Whether you’re on Twitch, Beam, or another platform – earning a partnership is a necessary step in the evolution of your streaming career if you’re wanting to take it serious. Upon being partnered, you get access to transcoding options for your viewers, the ability to run ads on your channel or gain subscribers, custom emoticons, early access to beta features, priority help, promotion opportunities, and much more. It’s very easy to see why you’d want access to these benefits.
With that said, many view this last hurdle as a final boss of sorts though because it’s not exactly the easiest to become partnered. These platforms receive TONS of applications each week so it’s imperative that your application stand out from all the rest. To put this in perspective…
There are 2.2 million unique streamers on Twitch as of 2016. Of those, 17,000 are partnered. That’s a whopping less-than 1%. Needless to say, it really isn’t easy to get partnered and you should NOT get discouraged if you apply and get denied. You can always re-apply. Did you know that Anthony Kongphan applied over 50 times before getting partnered? Determination goes a long way here but there are ways of setting yourself up for success…
POTENTIAL TO GROW
Gauging your numbers is the first step of the application process and to some, one of the most intimidating and frustrating aspects of applying as the requirements can be grey at times. Twitch and Beam both have very different numerical requirements but sometimes tend to bend the rules in favor of talent they see as “potential to grow” (we’ll touch on that soon). While Twitch may say that you need 500+ concurrent viewers to apply, the reality is that there are plenty of applicants who only get half of that or even less and are partnered to this day.
It’s worth noting that since Beam is a newer platform, the requirements are much lower but there’s obviously a smaller audience. I’d also add that Beam’s discovery for newer streamers is superior than a site like Twitch due to filter’s like “Up and Coming”. There are certainly cases for both platforms to be made but Beam will probably offer you partnership if you have lower numbers.
Don't let the 500+ intimidate you.
The idea of “potential to grow” is the big takeaway here though. You still DO need a good base of followers and concurrent viewers but you may not need the suggested requirements. What the platforms are most interested in seeing is that you’re making progress, gathering interest from viewers, and showing steady growth so that you can someday achieve the actual suggested requirements someday.
CONSISTENCY AND ENGAGEMENT
How often you’re streaming is basically the same as how serious you’re taking streaming as a hobby or career. Both Twitch and Beam suggest you should be streaming each week at least 3 times or more. If you’re not doing that already then that’s something you can easily work towards to check that off your application checklist.
Community interaction and engagement are also huge when it comes to your application. How are you treating your viewers? How active are your viewers? Are you doing anything special for them? Do you have moderators? How active are those moderators? These questions and more are all things you absolutely need to have the answer to and if not then you need to work on them prior to application.

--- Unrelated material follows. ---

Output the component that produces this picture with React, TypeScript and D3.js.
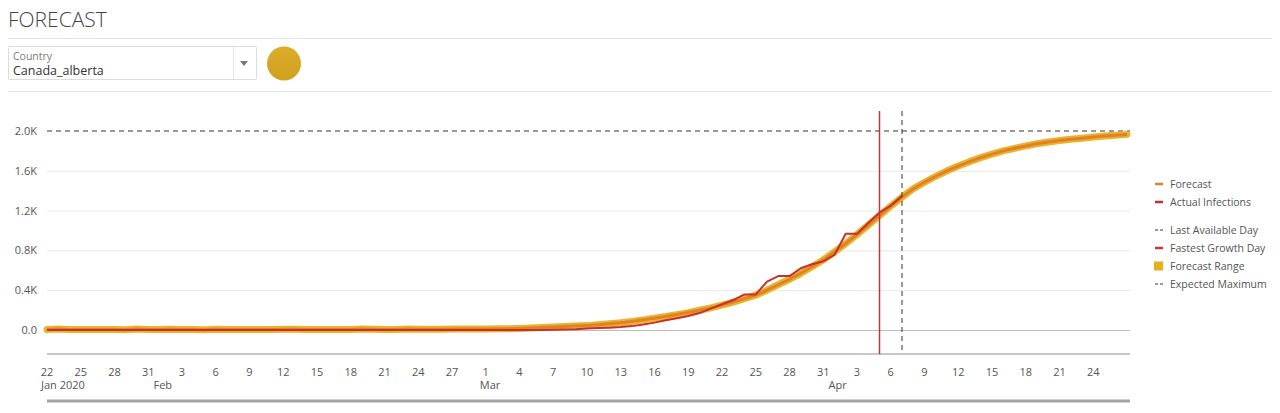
import React from "react";
import * as d3 from "d3";

const width = 1280;
const height = 413;

// first day of the series
const startDay = new Date(Date.UTC(2020, 0, 22));

// forecast, one value per day from Jan 22 to Apr 27
const forecast = [
  4, 9, 6, 4, 6, 5, 4, 2, 9, 6, 5, 7, 6, 4, 2, 8, 6, 5, 6, 5,
  4, 8, 7, 5, 6, 5, 4, 6, 9, 7, 6, 5, 9, 8, 7, 8, 10, 9, 11, 10,
  12, 13, 16, 20, 25, 30, 35, 40, 44, 52, 62, 72, 86, 102, 118, 135,
  155, 175, 198, 222, 250, 280, 315, 350, 400, 455, 510, 570, 635, 705,
  785, 870, 960, 1055, 1150, 1245, 1335, 1420, 1485, 1545, 1600, 1648,
  1692, 1732, 1768, 1800, 1826, 1850, 1872, 1890, 1905, 1918, 1928, 1940,
  1950, 1958, 1966,
];

// actual infections, Jan 22 to Apr 7
const actual = [
  0, 0, 0, 0, 0, 0, 0, 0, 0, 0, 0, 0, 0, 0, 0, 0, 0, 0, 0, 0,
  0, 0, 0, 0, 0, 0, 0, 0, 0, 0, 0, 0, 0, 0, 0, 0, 0, 0, 0, 0,
  0, 0, 0, 1, 1, 2, 4, 7, 14, 19, 23, 29, 39, 56, 74, 97, 119, 140,
  170, 215, 259, 301, 358, 358, 486, 542, 542, 621, 661, 690, 754,
  968, 968, 1075, 1181, 1250, 1348,
];

const expectedMaximum = 2000;
const fastestGrowthDay = new Date(Date.UTC(2020, 3, 5));
const lastAvailableDay = new Date(Date.UTC(2020, 3, 7));

const yTicks = [0, 400, 800, 1200, 1600, 2000];
const yTickLabels = ["0.0", "0.4K", "0.8K", "1.2K", "1.6K", "2.0K"];

const monthLabels = ["Jan 2020", "Feb", "Mar", "Apr"];
const monthStarts = [
  new Date(Date.UTC(2020, 0, 22)),
  new Date(Date.UTC(2020, 1, 1)),
  new Date(Date.UTC(2020, 2, 1)),
  new Date(Date.UTC(2020, 3, 1)),
];

const legendItems = [
  { label: "Forecast", kind: "line", color: "#e2802a" },
  { label: "Actual Infections", kind: "line", color: "#c8302f" },
  { label: "Last Available Day", kind: "dash", color: "#333" },
  { label: "Fastest Growth Day", kind: "line", color: "#b8393d" },
  { label: "Forecast Range", kind: "square", color: "#e3b21e" },
  { label: "Expected Maximum", kind: "dash", color: "#333" },
];
const legendY = [184, 202, 230, 248, 266, 284];

const font = "'Open Sans', 'Noto Sans', sans-serif";

export default function App() {
  const left = 47;
  const right = 1130;
  const plotTop = 111;
  const plotBottom = 354;

  const dates = forecast.map((_, i) => d3.utcDay.offset(startDay, i));
  const x = d3
    .scaleUtc()
    .domain([startDay, dates[dates.length - 1]])
    .range([left, 1127]);
  const y = d3.scaleLinear().domain([0, 2000]).range([330, 131]);

  // every third day, but not the last day at the right edge
  const ticks = dates.filter((_, i) => i % 3 === 0 && i < dates.length - 1);
  const dayFmt = d3.utcFormat("%-d");

  const line = d3
    .line<number>()
    .x((_, i) => x(dates[i]))
    .y((d) => y(d))
    .curve(d3.curveLinear);

  return (
    <svg
      width={width}
      height={height}
      style={{ position: "absolute", left: 0, top: 0, background: "#fff" }}
      fontFamily={font}
    >
      {/* header */}
      <text x={8} y={27} fontSize={21} fontWeight={300} fill="#444">
        FORECAST
      </text>
      <line x1={8} x2={1272} y1={38.5} y2={38.5} stroke="#e6e6e6" />
      <rect x={8.5} y={46.5} width={248} height={33} fill="#fff" stroke="#dcdcdc" rx={1} />
      <text x={13} y={60} fontSize={10.5} fill="#7a7a7a">
        Country
      </text>
      <text x={13} y={74.5} fontSize={12.5} fill="#333">
        Canada_alberta
      </text>
      <line x1={233.5} x2={233.5} y1={47} y2={79} stroke="#e6e6e6" />
      <path d="M240,61 L248,61 L244,66 Z" fill="#777" />
      <defs>
        <linearGradient id="gold" x1="0" y1="0" x2="0" y2="1">
          <stop offset="0" stopColor="#dcae2c" />
          <stop offset="1" stopColor="#cf9f1e" />
        </linearGradient>
      </defs>
      <circle cx={284} cy={63.5} r={17} fill="url(#gold)" />
      <line x1={8} x2={1272} y1={91.5} y2={91.5} stroke="#e6e6e6" />

      {/* grid */}
      {yTicks.map((t, i) => (
        <g key={t}>
          {t !== 0 && t !== expectedMaximum && (
            <line x1={left} x2={right} y1={y(t) + 0.5} y2={y(t) + 0.5} stroke="#e9e9e9" />
          )}
          {t === 0 && (
            <line x1={left} x2={right} y1={y(t) + 0.5} y2={y(t) + 0.5} stroke="#bdbdbd" />
          )}
          <text x={37} y={y(t) + 4} textAnchor="end" fontSize={11} fill="#555">
            {yTickLabels[i]}
          </text>
        </g>
      ))}
      <line x1={left} x2={right} y1={plotBottom} y2={plotBottom} stroke="#b5b5b5" strokeWidth={1.5} />

      {/* expected maximum */}
      <line
        x1={left}
        x2={right}
        y1={y(expectedMaximum)}
        y2={y(expectedMaximum)}
        stroke="#333"
        strokeDasharray="5,4"
      />

      {/* forecast range + forecast */}
      <path d={line(forecast) || ""} fill="none" stroke="#e8b52a" strokeWidth={7} strokeLinejoin="round" strokeLinecap="round" />
      <path d={line(forecast) || ""} fill="none" stroke="#e2802a" strokeWidth={3} strokeLinejoin="round" />

      {/* actual */}
      <path d={line(actual) || ""} fill="none" stroke="#c8302f" strokeWidth={2} strokeLinejoin="round" />

      {/* fastest growth & last available */}
      <line
        x1={x(fastestGrowthDay)}
        x2={x(fastestGrowthDay)}
        y1={plotTop}
        y2={plotBottom}
        stroke="#b8393d"
        strokeWidth={1.5}
      />
      <line
        x1={x(lastAvailableDay)}
        x2={x(lastAvailableDay)}
        y1={plotTop}
        y2={plotBottom}
        stroke="#333"
        strokeDasharray="5,4"
      />

      {/* x axis */}
      {ticks.map((t) => (
        <text key={+t} x={x(t)} y={376} textAnchor="middle" fontSize={11} fill="#555">
          {dayFmt(t)}
        </text>
      ))}
      {monthStarts.map((m, i) => (
        <text key={monthLabels[i]} x={x(m) - 6} y={389} fontSize={11} fill="#555">
          {monthLabels[i]}
        </text>
      ))}
      <line x1={left} x2={right} y1={401} y2={401} stroke="#a3a3a3" strokeWidth={3} />

      {/* legend */}
      {legendItems.map((it, i) => (
        <g key={it.label} transform={`translate(1155,${legendY[i]})`}>
          {it.kind === "line" && <line x1={0} x2={8} y1={0} y2={0} stroke={it.color} strokeWidth={2.5} />}
          {it.kind === "dash" && (
            <line x1={0} x2={8} y1={0} y2={0} stroke={it.color} strokeWidth={1} strokeDasharray="3,2" />
          )}
          {it.kind === "square" && <rect x={-1} y={-4.5} width={9} height={9} fill={it.color} />}
          <text x={15} y={4} fontSize={10.5} fill="#555">
            {it.label}
          </text>
        </g>
      ))}
    </svg>
  );
}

The term, “content is king” has been around for ages and at this point just comes off as cliché when said BUT…it still holds true. If you’re playing a game then the biggest question you need to ask yourself is, “is this the best choice for my channel?”. (Refer to #2 in our New Streamer Tips for more on Specialist vs. Variety streaming).
Futureman in his element.
After you’ve decided on the actual content of your channel, how can you build around it? Can you come up with some elaborate catch like Dr. Disrespect and his outrageous costume and antics? Or what about Futureman and his creative use of green screens and 80’s nostalgia? These streamers and many others have come up with key differentiators that make them stand out from their counterparts.
Another way to separate yourself from the crowd is to put some serious thought into your branding and production elements. How much polish are you putting into your stream? Do you have an intro and outro video? We’re not saying you need these types of things but don’t think it doesn’t go unnoticed.
BE YOURSELF (AND POLITE)
Lastly, both the Twitch and Beam partnership applications have added areas where the streamer can tell the partnership manager a little about themselves. This is essentially the last checkbox that the partnership manager will look over before deciding whether to give you partnership or not. They’ve already looked at your numbers, looked at your content, branding, etc. and have started to make their mind up about you. This letter is the last chance you’ll have to win them over.

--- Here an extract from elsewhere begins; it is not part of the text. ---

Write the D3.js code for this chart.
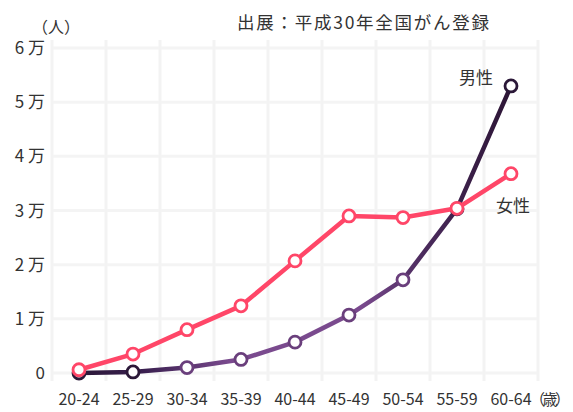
<!DOCTYPE html>
<html>
<head>
<meta charset="utf-8">
<script src="https://cdn.jsdelivr.net/npm/d3@7"></script>
<style>
  body { margin: 0; background: #fff; }
  text { font-family: "Noto Sans CJK JP", sans-serif; fill: #333; }
</style>
</head>
<body>
<svg id="chart" width="573" height="412"></svg>
<script>
const ages = ['20-24', '25-29', '30-34', '35-39', '40-44', '45-49', '50-54', '55-59', '60-64'];
const male = [0.0, 0.02, 0.1, 0.25, 0.57, 1.07, 1.72, 3.03, 5.3];
const female = [0.06, 0.35, 0.8, 1.24, 2.07, 2.9, 2.87, 3.04, 3.68];
const yTicks = [0, 1, 2, 3, 4, 5, 6];

const svg = d3.select('#chart');
const plotLeft = 52, plotRight = 538, plotTop = 40, plotBottom = 381;

const x = d3.scaleBand().domain(ages).range([plotLeft, plotRight]).padding(0);
const y = d3.scaleLinear().domain([0, 6]).range([373, 48]);
const cx = d => x(d) + x.bandwidth() / 2;

// faint grid
const grid = svg.append('g');
grid.selectAll('line.h').data(yTicks).enter().append('line')
  .attr('x1', plotLeft).attr('x2', plotRight)
  .attr('y1', d => y(d)).attr('y2', d => y(d))
  .attr('stroke', '#f4f4f4').attr('stroke-width', 3);
grid.selectAll('line.v').data(ages.concat(['end'])).enter().append('line')
  .attr('x1', (d, i) => plotLeft + i * x.bandwidth()).attr('x2', (d, i) => plotLeft + i * x.bandwidth())
  .attr('y1', plotTop).attr('y2', plotBottom)
  .attr('stroke', '#f3f3f3').attr('stroke-width', 3);

// y axis labels
svg.append('g').selectAll('text').data(yTicks).enter().append('text')
  .attr('x', 45).attr('y', d => y(d) + 6)
  .attr('text-anchor', 'end').attr('font-size', 17)
  .text(d => d === 0 ? '0' : d + ' 万');

// x axis labels
svg.append('g').selectAll('text').data(ages).enter().append('text')
  .attr('x', d => cx(d)).attr('y', 405)
  .attr('text-anchor', 'middle').attr('font-size', 16)
  .text(d => d);
svg.append('text').attr('x', 530).attr('y', 405)
  .attr('font-size', 15).attr('letter-spacing', -2.5)
  .text('（歳）');

svg.append('text').attr('x', 32).attr('y', 33).attr('font-size', 16).text('（人）');
svg.append('text').attr('x', 237).attr('y', 29).attr('font-size', 17.5)
  .attr('textLength', 252).text('出展：平成30年全国がん登録');

// male line gradient
const defs = svg.append('defs');
const grad = defs.append('linearGradient').attr('id', 'maleGrad')
  .attr('gradientUnits', 'userSpaceOnUse')
  .attr('x1', cx(ages[0])).attr('x2', cx(ages[8])).attr('y1', 0).attr('y2', 0);
[[0, '#2b1838'], [0.15, '#3a2050'], [0.35, '#7a4a8e'], [0.65, '#7a4a8e'], [0.8, '#4a2a5c'], [1, '#2c1535']]
  .forEach(s => grad.append('stop').attr('offset', s[0]).attr('stop-color', s[1]));

const line = d3.line().x((d, i) => cx(ages[i])).y(d => y(d));

function series(vals, stroke, markerStroke) {
  const g = svg.append('g');
  g.append('path').datum(vals).attr('d', line)
    .attr('fill', 'none').attr('stroke', stroke).attr('stroke-width', 4.5)
    .attr('stroke-linejoin', 'round');
  g.selectAll('circle').data(vals).enter().append('circle')
    .attr('cx', (d, i) => cx(ages[i])).attr('cy', d => y(d)).attr('r', 6)
    .attr('fill', '#fff')
    .attr('stroke', (d, i) => markerStroke(i)).attr('stroke-width', 2.8);
}

const maleMarker = ['#2b1838', '#2b1838', '#6a3f7c', '#6a3f7c', '#6a3f7c', '#6a3f7c', '#6a3f7c', '#3a2048', '#2b1838'];
series(male, 'url(#maleGrad)', i => maleMarker[i]);
series(female, '#ff4668', () => '#ff4668');

svg.append('text').attr('x', 459).attr('y', 84).attr('font-size', 17).text('男性');
svg.append('text').attr('x', 496).attr('y', 212).attr('font-size', 17).text('女性');
</script>
</body>
</html>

So tell them about your big plans. Tell them why they should bet on you. Tell them something they won’t forget. Tell them…politely too. You’d be surprised at how far kindness goes. There’s a good chance that you may cross paths with this person again if you get rejected so be sure to make a good first impression.
At the end of the day, you should look at getting partnered by a platform as a business relationship above all else. By becoming partnered, the platform is taking a risk on you as they’re willing to dump resources (direct help from partner managers, transcoding technology, etc.) into you so they absolutely need to see the benefit that you’re providing them.
Remember that less than 1% of Twitch streamers are actually making a consistent living and career off of streaming. It’s great to strive for these goals but do not ever get discouraged if you get denied. Streaming should be looked at like a fun hobby and if you should be fortunate enough to grow it into a career then congratulations, you’re doing what many dream of.